While we can’t shop our way out of the climate crisis, we can be more discerning in our shopping practices and reduce our own footprints with these small but impactful changes.
Shopping second-hand is a great way to give a second life to a garment. But you don’t have to rummage through the racks of your local thrift store. Newer online platforms like peer-to-peer app Depop, and luxury resellers The RealReal and Vestiaire Collective — along with more established marketplaces like eBay and Etsy — make it easy to treasure hunt from the comfort of home.
Rent instead of buying
While the concept of renting an outfit for anything but the rarest of occasions was once unheard of, the idea has firmly taken hold. The global clothing renting market was estimated to be worth $1.26 billion in 2019, according to market research firm IMARC Group, and is projected to hit $2.08 billion by 2025.
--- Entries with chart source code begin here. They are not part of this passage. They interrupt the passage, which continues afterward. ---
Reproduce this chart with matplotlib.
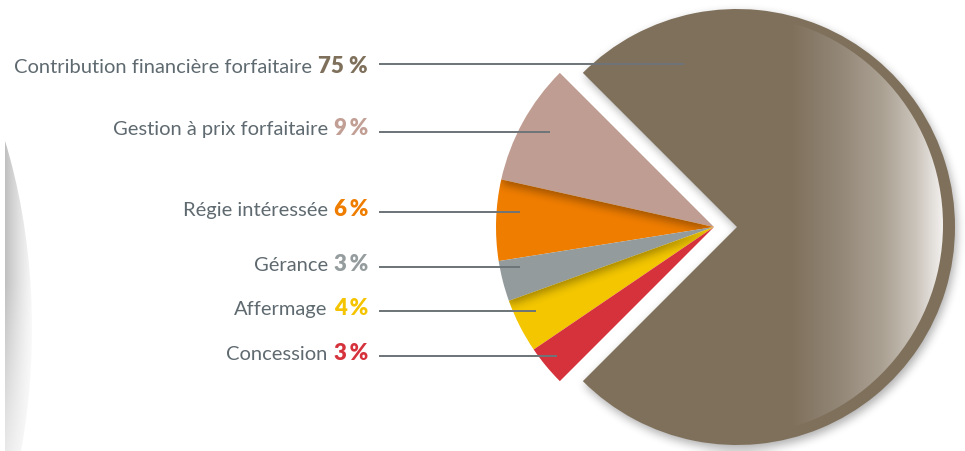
import numpy as np
import matplotlib
matplotlib.use('Agg')
import matplotlib.pyplot as plt
from matplotlib.colors import LinearSegmentedColormap
from matplotlib.patches import Circle, Ellipse

W, H = 965, 452

# repartition des modes de gestion
labels = ['Contribution financière forfaitaire', 'Gestion à prix forfaitaire',
          'Régie intéressée', 'Gérance', 'Affermage', 'Concession']
shares = [75, 9, 6, 3, 4, 3]
colors = ['#7f705b', '#bf9d92', '#ef7d00', '#949b9d', '#f3c600', '#d6323c']
pct_colors = ['#7f705b', '#c29f95', '#ef7d00', '#959c9e', '#f5c400', '#d6323c']

# layout, in pixels from the top-left corner
CX, CY, R = 714, H - 228, 218
EXPLODE = 23
line_y = [65, 133, 213, 268, 312, 357]
text_y = [73, 135, 216, 271, 315, 360]
line_end = [684, 550, 520, 520, 536, 557]
LINE_X0, TEXT_X1 = 379, 368
NAME_COLOR = '#5f6a70'
FONT = ['Lato', 'DejaVu Sans']


def smooth(a, r, passes=3):
    k = 2 * r + 1
    for _ in range(passes):
        for axis in (0, 1):
            pad = [(r, r) if i == axis else (0, 0) for i in range(2)]
            c = np.cumsum(np.pad(a, pad, mode='edge'), axis=axis)
            c = np.insert(c, 0, 0, axis=axis)
            n = c.shape[axis]
            a = (np.take(c, range(k, n), axis=axis) - np.take(c, range(0, n - k), axis=axis)) / k
    return a


def wedge_mask(cx, cy, r, a0, a1):
    xs = np.arange(W) + 0.5
    ys = np.arange(H) + 0.5
    X, Y = np.meshgrid(xs, ys)
    ang = np.degrees(np.arctan2(Y - cy, X - cx)) % 360
    lo, hi = a0 % 360, a1 % 360
    inside_ang = (ang >= lo) & (ang <= hi) if lo < hi else (ang >= lo) | (ang <= hi)
    return ((X - cx) ** 2 + (Y - cy) ** 2 <= r * r) & inside_ang


def shadow_image(alpha, rgb=(0, 0, 0)):
    img = np.zeros((H, W, 4))
    img[..., :3] = rgb
    img[..., 3] = alpha
    return img


fig = plt.figure(figsize=(W / 100, H / 100), dpi=100)
ax = fig.add_axes([0, 0, 1, 1])

wedges, _ = ax.pie(shares, colors=colors, startangle=225, counterclock=True,
                   radius=R, center=(CX, CY),
                   explode=[EXPLODE] + [0] * (len(shares) - 1),
                   wedgeprops=dict(linewidth=0), frame=False)
for w in wedges:
    w.set_zorder(2)

big = wedges[0]
bx, by = big.center
# soft drop shadow behind the big slice
m = wedge_mask(bx + 2, by - 4, R, big.theta1, big.theta2).astype(float)
ax.imshow(shadow_image(0.32 * smooth(m, 4)), extent=(0, W, 0, H),
          origin='lower', interpolation='bilinear', zorder=1)

# inner shading of the big slice, lighter towards the right rim
shade = LinearSegmentedColormap.from_list('shade', [
    (0.0, '#7f705b'), (0.3, '#918575'), (0.6, '#aba193'),
    (0.82, '#cbc4bb'), (1.0, '#f3f1ef')])
gx = np.linspace(0, 1, 300)
grad = shade(np.tile(gx, (10, 1)))
im = ax.imshow(grad, extent=(790, 944, CY - R, CY + R), aspect='auto',
               interpolation='bilinear', zorder=3)
im.set_clip_path(Circle((732, H - 226), 211, transform=ax.transData))

# shadows cast by the slice above onto the next one
for src, dst in [(1, 2), (3, 4)]:
    s = wedges[src]
    m = wedge_mask(s.center[0], s.center[1] - 4, R, s.theta1, s.theta2).astype(float)
    im = ax.imshow(shadow_image(0.35 * smooth(m, 4)), extent=(0, W, 0, H),
                   origin='lower', interpolation='bilinear', zorder=3)
    im.set_clip_path(wedges[dst])

# grey curved band at the left edge
band = np.zeros((200, 60, 4))
bxs = np.linspace(0, 1, 60)
bys = np.linspace(0, 1, 200)
band[..., :3] = 0.55
band[..., 3] = (0.55 * (1 - bxs[None, :]) ** 1.4) * np.clip(0.35 + bys[:, None] * 1.2, 0, 1)[::-1]
im = ax.imshow(band, extent=(5, 40, 0, H - 142), aspect='auto',
               interpolation='bilinear', zorder=1)
im.set_clip_path(Ellipse((-200, H - 330), 464, 804, transform=ax.transData))

ax.set_xlim(0, W)
ax.set_ylim(0, H)
ax.set_aspect('auto')
ax.axis('off')

fig.canvas.draw()
renderer = fig.canvas.get_renderer()
for i, (name, v) in enumerate(zip(labels, shares)):
    sep = ' ' if v >= 10 else '\u2009'
    yb = H - text_y[i]
    t = ax.text(TEXT_X1, yb, f'{v}{sep}%', ha='right', va='baseline',
                fontsize=16, fontweight='heavy', color=pct_colors[i],
                family=FONT, zorder=5)
    bb = t.get_window_extent(renderer)
    ax.text(bb.x0 - 6, yb, name, ha='right', va='baseline', fontsize=14.5,
            color=NAME_COLOR, family=FONT, zorder=5)
    ax.plot([LINE_X0, line_end[i]], [H - line_y[i]] * 2, color='#6d7478',
            lw=1.4, solid_capstyle='butt', zorder=6)

fig.savefig('out.png', dpi=100)
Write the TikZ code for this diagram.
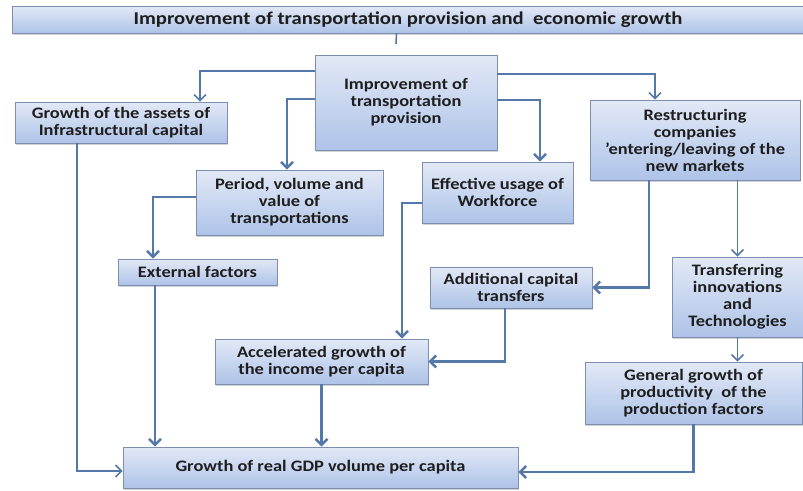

If you’re looking to refresh your wardrobe, consider a subscription from sites like Rent the Runway or the plus-size service Fashion to Figure. Major brands Ann Taylor and American Eagle, as well as URBN — the parent company of Urban Outfitters, Anthropologie, Free People — have also launched their own rental services.
Embrace slow fashion
Much of fashion’s waste can be traced back to the rise of the fast fashion industry, as brands like Zara and H&M utilize speedy production models and cheap labor to keep stores freshly stocked with enormous amounts of cheaply made merchandise. (In 2018, Zara’s parent company Inditex released 1,597,260,495 products to market.) But spending more money on clothing doesn’t guarantee sustainability — many luxury brands have their own giant carbon footprint and poor practices to reckon with.
Ask the right questions
Before purchasing a piece, research the brand online to find out more about their sourcing and manufacturing practices, as well as their social responsibility commitments. However, prepare for a bit of a challenge: While some brands are forthright about these things (in 2011, Patagonia launched an entire interactive experience inviting readers to learn about their supply chains) others are not.
Though more expensive than buying off the rack (especially in the West), commissioning a tailor or an independent designer to create something just for you is a wonderful indulgence, as well as a great way to support a local business. Tailors can also be called on to refit or customize your old clothes if they no longer fit or are in need of a refresh, thus extending their lifespan.